[WORK TO BE COMPLETED]:
Omit all pictures, then retype the data exactly as given.

++++ MATERIAL ++++

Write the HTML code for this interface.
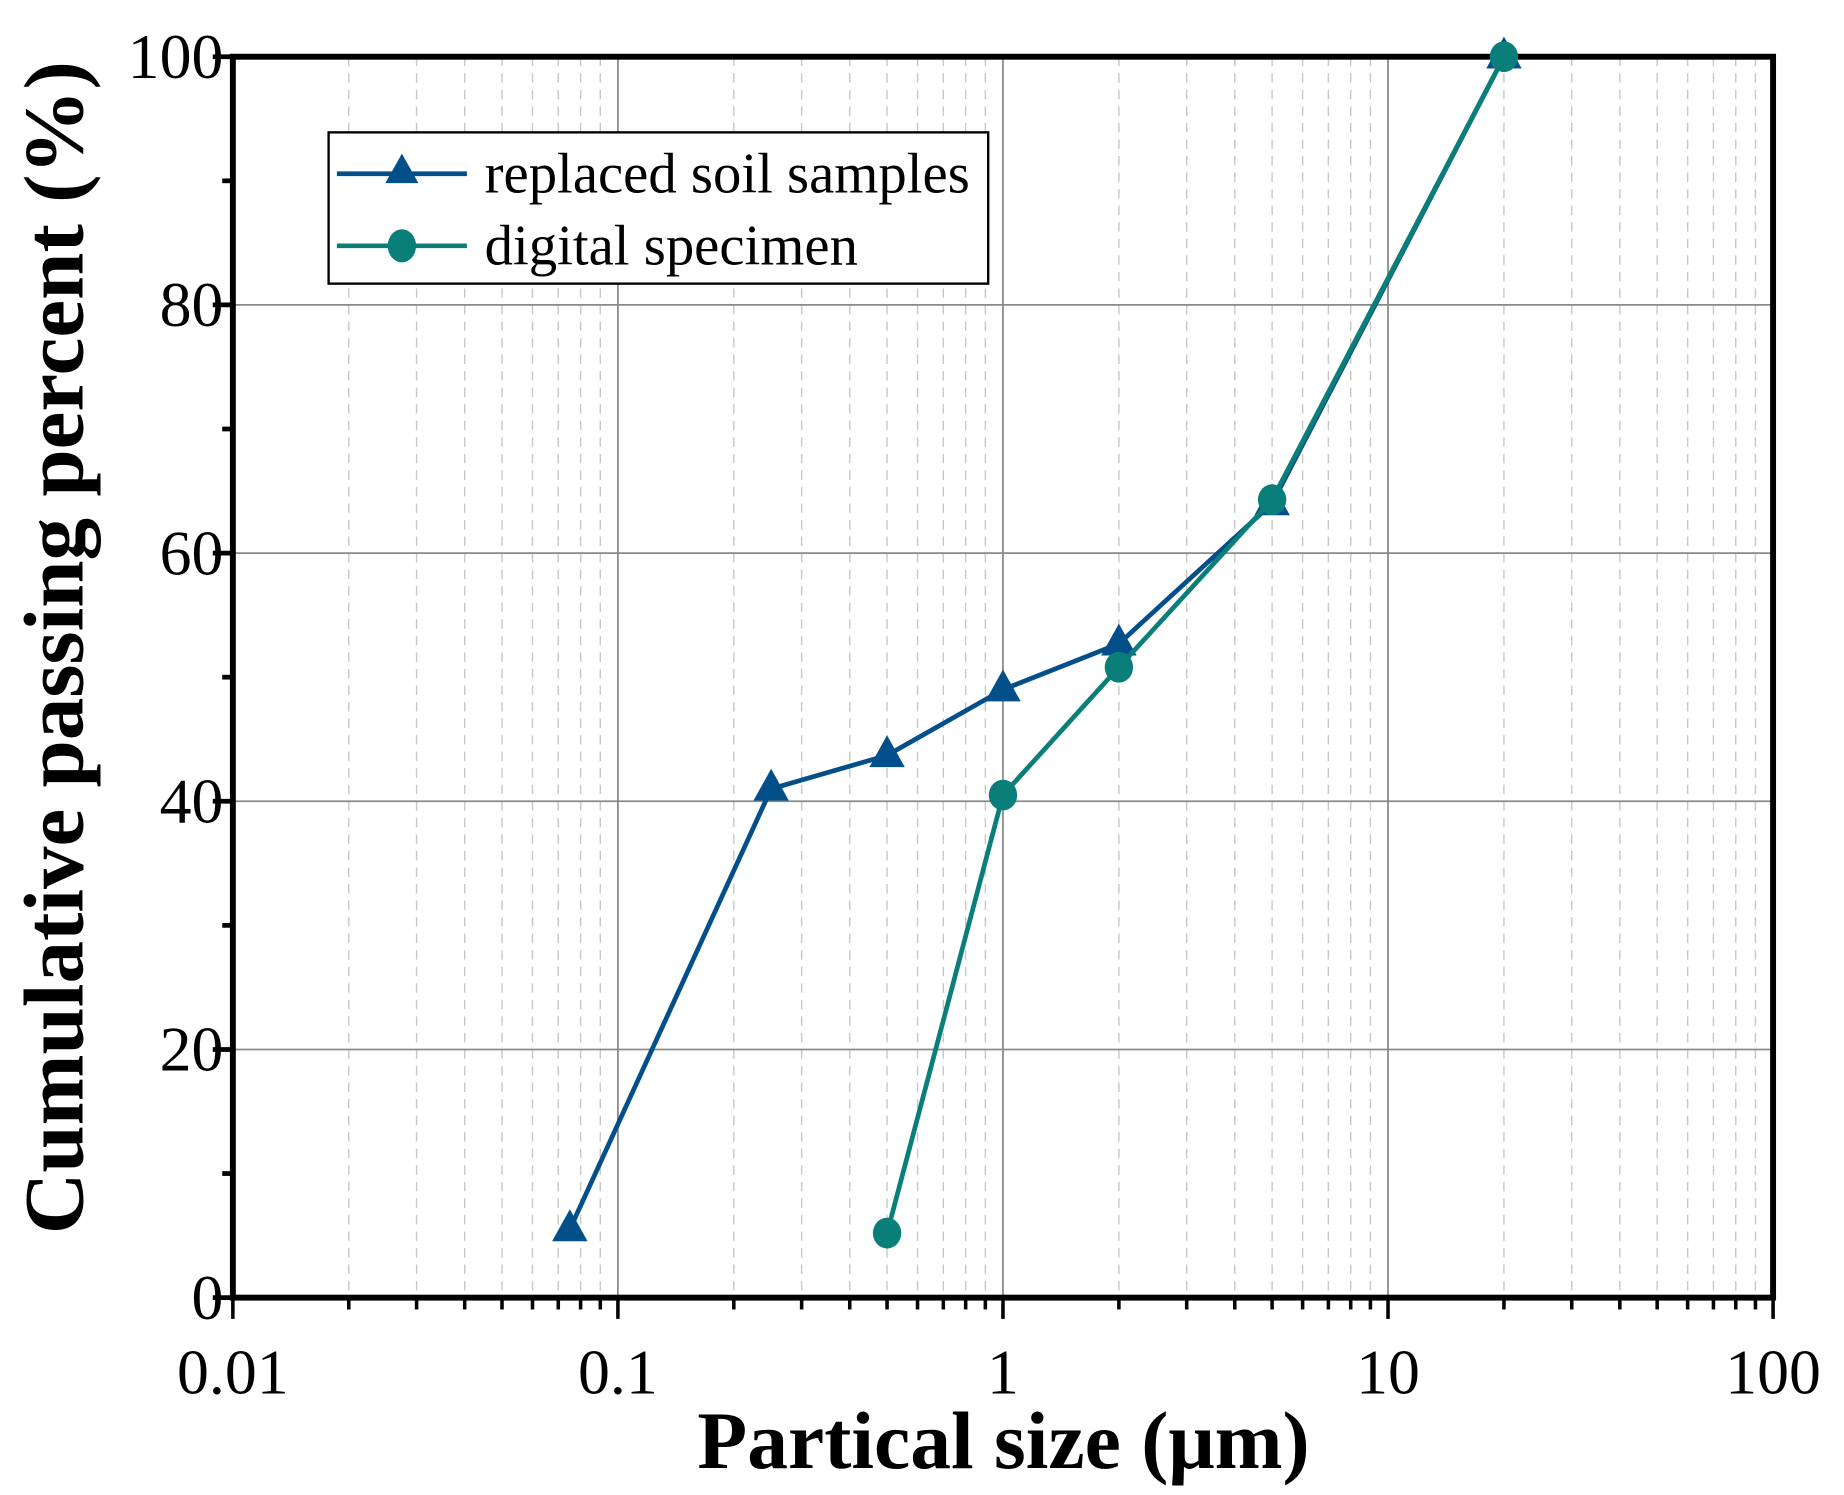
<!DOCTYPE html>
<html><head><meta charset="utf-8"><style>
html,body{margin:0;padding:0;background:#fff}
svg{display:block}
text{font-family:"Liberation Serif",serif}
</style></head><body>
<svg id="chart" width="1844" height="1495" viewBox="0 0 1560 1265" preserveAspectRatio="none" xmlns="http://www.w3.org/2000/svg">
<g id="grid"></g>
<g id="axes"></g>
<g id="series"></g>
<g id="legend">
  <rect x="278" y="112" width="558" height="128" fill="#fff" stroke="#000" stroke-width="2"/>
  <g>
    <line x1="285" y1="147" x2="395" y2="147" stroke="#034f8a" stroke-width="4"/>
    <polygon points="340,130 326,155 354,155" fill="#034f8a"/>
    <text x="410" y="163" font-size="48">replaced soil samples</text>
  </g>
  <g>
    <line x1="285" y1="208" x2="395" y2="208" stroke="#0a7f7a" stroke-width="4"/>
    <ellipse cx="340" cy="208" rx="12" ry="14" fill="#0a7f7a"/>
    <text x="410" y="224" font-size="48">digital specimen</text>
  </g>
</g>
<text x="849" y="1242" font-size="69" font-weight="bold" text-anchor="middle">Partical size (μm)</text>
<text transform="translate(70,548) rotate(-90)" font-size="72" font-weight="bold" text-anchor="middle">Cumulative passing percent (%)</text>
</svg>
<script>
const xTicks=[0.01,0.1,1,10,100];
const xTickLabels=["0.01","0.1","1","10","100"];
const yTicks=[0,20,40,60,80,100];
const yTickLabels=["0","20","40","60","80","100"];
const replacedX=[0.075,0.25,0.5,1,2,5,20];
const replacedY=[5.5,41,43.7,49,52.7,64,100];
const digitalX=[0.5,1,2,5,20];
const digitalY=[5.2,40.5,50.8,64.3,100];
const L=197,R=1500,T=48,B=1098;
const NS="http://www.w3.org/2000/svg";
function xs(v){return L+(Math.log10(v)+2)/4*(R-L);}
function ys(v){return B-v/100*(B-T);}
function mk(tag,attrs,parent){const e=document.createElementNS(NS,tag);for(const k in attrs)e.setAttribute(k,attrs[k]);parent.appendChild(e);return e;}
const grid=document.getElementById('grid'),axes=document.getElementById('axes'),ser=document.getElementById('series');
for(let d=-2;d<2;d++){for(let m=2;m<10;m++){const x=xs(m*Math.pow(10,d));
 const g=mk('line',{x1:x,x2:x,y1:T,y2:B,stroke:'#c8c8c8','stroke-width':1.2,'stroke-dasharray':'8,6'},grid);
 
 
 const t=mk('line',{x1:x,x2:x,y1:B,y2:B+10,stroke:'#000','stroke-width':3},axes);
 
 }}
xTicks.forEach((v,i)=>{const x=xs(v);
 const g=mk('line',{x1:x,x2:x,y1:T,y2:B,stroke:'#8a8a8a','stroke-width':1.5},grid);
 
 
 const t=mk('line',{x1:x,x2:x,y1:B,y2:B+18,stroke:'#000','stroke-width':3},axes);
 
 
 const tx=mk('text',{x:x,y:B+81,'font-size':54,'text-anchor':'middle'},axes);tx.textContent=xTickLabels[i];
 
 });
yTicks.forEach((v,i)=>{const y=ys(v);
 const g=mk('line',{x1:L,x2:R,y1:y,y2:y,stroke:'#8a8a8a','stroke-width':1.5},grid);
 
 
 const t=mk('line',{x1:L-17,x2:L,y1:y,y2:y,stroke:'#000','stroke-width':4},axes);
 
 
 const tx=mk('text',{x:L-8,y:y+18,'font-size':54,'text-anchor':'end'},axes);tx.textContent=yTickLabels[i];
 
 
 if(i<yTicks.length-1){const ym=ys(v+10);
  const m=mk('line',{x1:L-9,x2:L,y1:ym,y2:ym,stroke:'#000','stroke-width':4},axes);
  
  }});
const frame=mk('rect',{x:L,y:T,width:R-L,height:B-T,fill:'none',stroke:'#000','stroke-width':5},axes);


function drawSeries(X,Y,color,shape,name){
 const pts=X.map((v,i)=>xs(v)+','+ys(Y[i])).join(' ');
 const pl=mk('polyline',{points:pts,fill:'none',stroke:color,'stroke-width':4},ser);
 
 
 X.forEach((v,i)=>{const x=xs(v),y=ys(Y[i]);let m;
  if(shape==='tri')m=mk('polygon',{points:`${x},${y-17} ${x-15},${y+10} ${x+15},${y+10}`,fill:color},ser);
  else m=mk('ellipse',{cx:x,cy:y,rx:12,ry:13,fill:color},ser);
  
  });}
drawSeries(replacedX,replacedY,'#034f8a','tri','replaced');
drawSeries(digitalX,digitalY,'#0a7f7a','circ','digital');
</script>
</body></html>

++++

[SOLUTION BELOW]:
Write the HTML code for this interface.
<!DOCTYPE html>
<html><head><meta charset="utf-8"><style>
html,body{margin:0;padding:0;background:#fff}
svg{display:block}
text{font-family:"Liberation Serif",serif}
</style></head><body>
<svg id="chart" width="1844" height="1495" viewBox="0 0 1560 1265" preserveAspectRatio="none" xmlns="http://www.w3.org/2000/svg">
<g id="grid"></g>
<g id="axes"></g>
<g id="series"></g>
<g id="legend">
  <rect x="278" y="112" width="558" height="128" fill="#fff" stroke="#000" stroke-width="2"/>
  <g>
    <line x1="285" y1="147" x2="395" y2="147" stroke="#034f8a" stroke-width="4"/>
    <polygon points="340,130 326,155 354,155" fill="#034f8a"/>
    <text x="410" y="163" font-size="48">replaced soil samples</text>
  </g>
  <g>
    <line x1="285" y1="208" x2="395" y2="208" stroke="#0a7f7a" stroke-width="4"/>
    <ellipse cx="340" cy="208" rx="12" ry="14" fill="#0a7f7a"/>
    <text x="410" y="224" font-size="48">digital specimen</text>
  </g>
</g>
<text x="849" y="1242" font-size="69" font-weight="bold" text-anchor="middle">Partical size (μm)</text>
<text transform="translate(70,548) rotate(-90)" font-size="72" font-weight="bold" text-anchor="middle">Cumulative passing percent (%)</text>
</svg>
<script>
const xTicks=[0.01,0.1,1,10,100];
const xTickLabels=["0.01","0.1","1","10","100"];
const yTicks=[0,20,40,60,80,100];
const yTickLabels=["0","20","40","60","80","100"];
const replacedX=[0.075,0.25,0.5,1,2,5,20];
const replacedY=[5.5,41,43.7,49,52.7,64,100];
const digitalX=[0.5,1,2,5,20];
const digitalY=[5.2,40.5,50.8,64.3,100];
const L=197,R=1500,T=48,B=1098;
const NS="http://www.w3.org/2000/svg";
function xs(v){return L+(Math.log10(v)+2)/4*(R-L);}
function ys(v){return B-v/100*(B-T);}
function mk(tag,attrs,parent){const e=document.createElementNS(NS,tag);for(const k in attrs)e.setAttribute(k,attrs[k]);parent.appendChild(e);return e;}
const grid=document.getElementById('grid'),axes=document.getElementById('axes'),ser=document.getElementById('series');
for(let d=-2;d<2;d++){for(let m=2;m<10;m++){const x=xs(m*Math.pow(10,d));
 const g=mk('line',{x1:x,x2:x,y1:T,y2:B,stroke:'#c8c8c8','stroke-width':1.2,'stroke-dasharray':'8,6'},grid);
 
 
 const t=mk('line',{x1:x,x2:x,y1:B,y2:B+10,stroke:'#000','stroke-width':3},axes);
 
 }}
xTicks.forEach((v,i)=>{const x=xs(v);
 const g=mk('line',{x1:x,x2:x,y1:T,y2:B,stroke:'#8a8a8a','stroke-width':1.5},grid);
 
 
 const t=mk('line',{x1:x,x2:x,y1:B,y2:B+18,stroke:'#000','stroke-width':3},axes);
 
 
 const tx=mk('text',{x:x,y:B+81,'font-size':54,'text-anchor':'middle'},axes);tx.textContent=xTickLabels[i];
 
 });
yTicks.forEach((v,i)=>{const y=ys(v);
 const g=mk('line',{x1:L,x2:R,y1:y,y2:y,stroke:'#8a8a8a','stroke-width':1.5},grid);
 
 
 const t=mk('line',{x1:L-17,x2:L,y1:y,y2:y,stroke:'#000','stroke-width':4},axes);
 
 
 const tx=mk('text',{x:L-8,y:y+18,'font-size':54,'text-anchor':'end'},axes);tx.textContent=yTickLabels[i];
 
 
 if(i<yTicks.length-1){const ym=ys(v+10);
  const m=mk('line',{x1:L-9,x2:L,y1:ym,y2:ym,stroke:'#000','stroke-width':4},axes);
  
  }});
const frame=mk('rect',{x:L,y:T,width:R-L,height:B-T,fill:'none',stroke:'#000','stroke-width':5},axes);


function drawSeries(X,Y,color,shape,name){
 const pts=X.map((v,i)=>xs(v)+','+ys(Y[i])).join(' ');
 const pl=mk('polyline',{points:pts,fill:'none',stroke:color,'stroke-width':4},ser);
 
 
 X.forEach((v,i)=>{const x=xs(v),y=ys(Y[i]);let m;
  if(shape==='tri')m=mk('polygon',{points:`${x},${y-17} ${x-15},${y+10} ${x+15},${y+10}`,fill:color},ser);
  else m=mk('ellipse',{cx:x,cy:y,rx:12,ry:13,fill:color},ser);
  
  });}
drawSeries(replacedX,replacedY,'#034f8a','tri','replaced');
drawSeries(digitalX,digitalY,'#0a7f7a','circ','digital');
</script>
</body></html>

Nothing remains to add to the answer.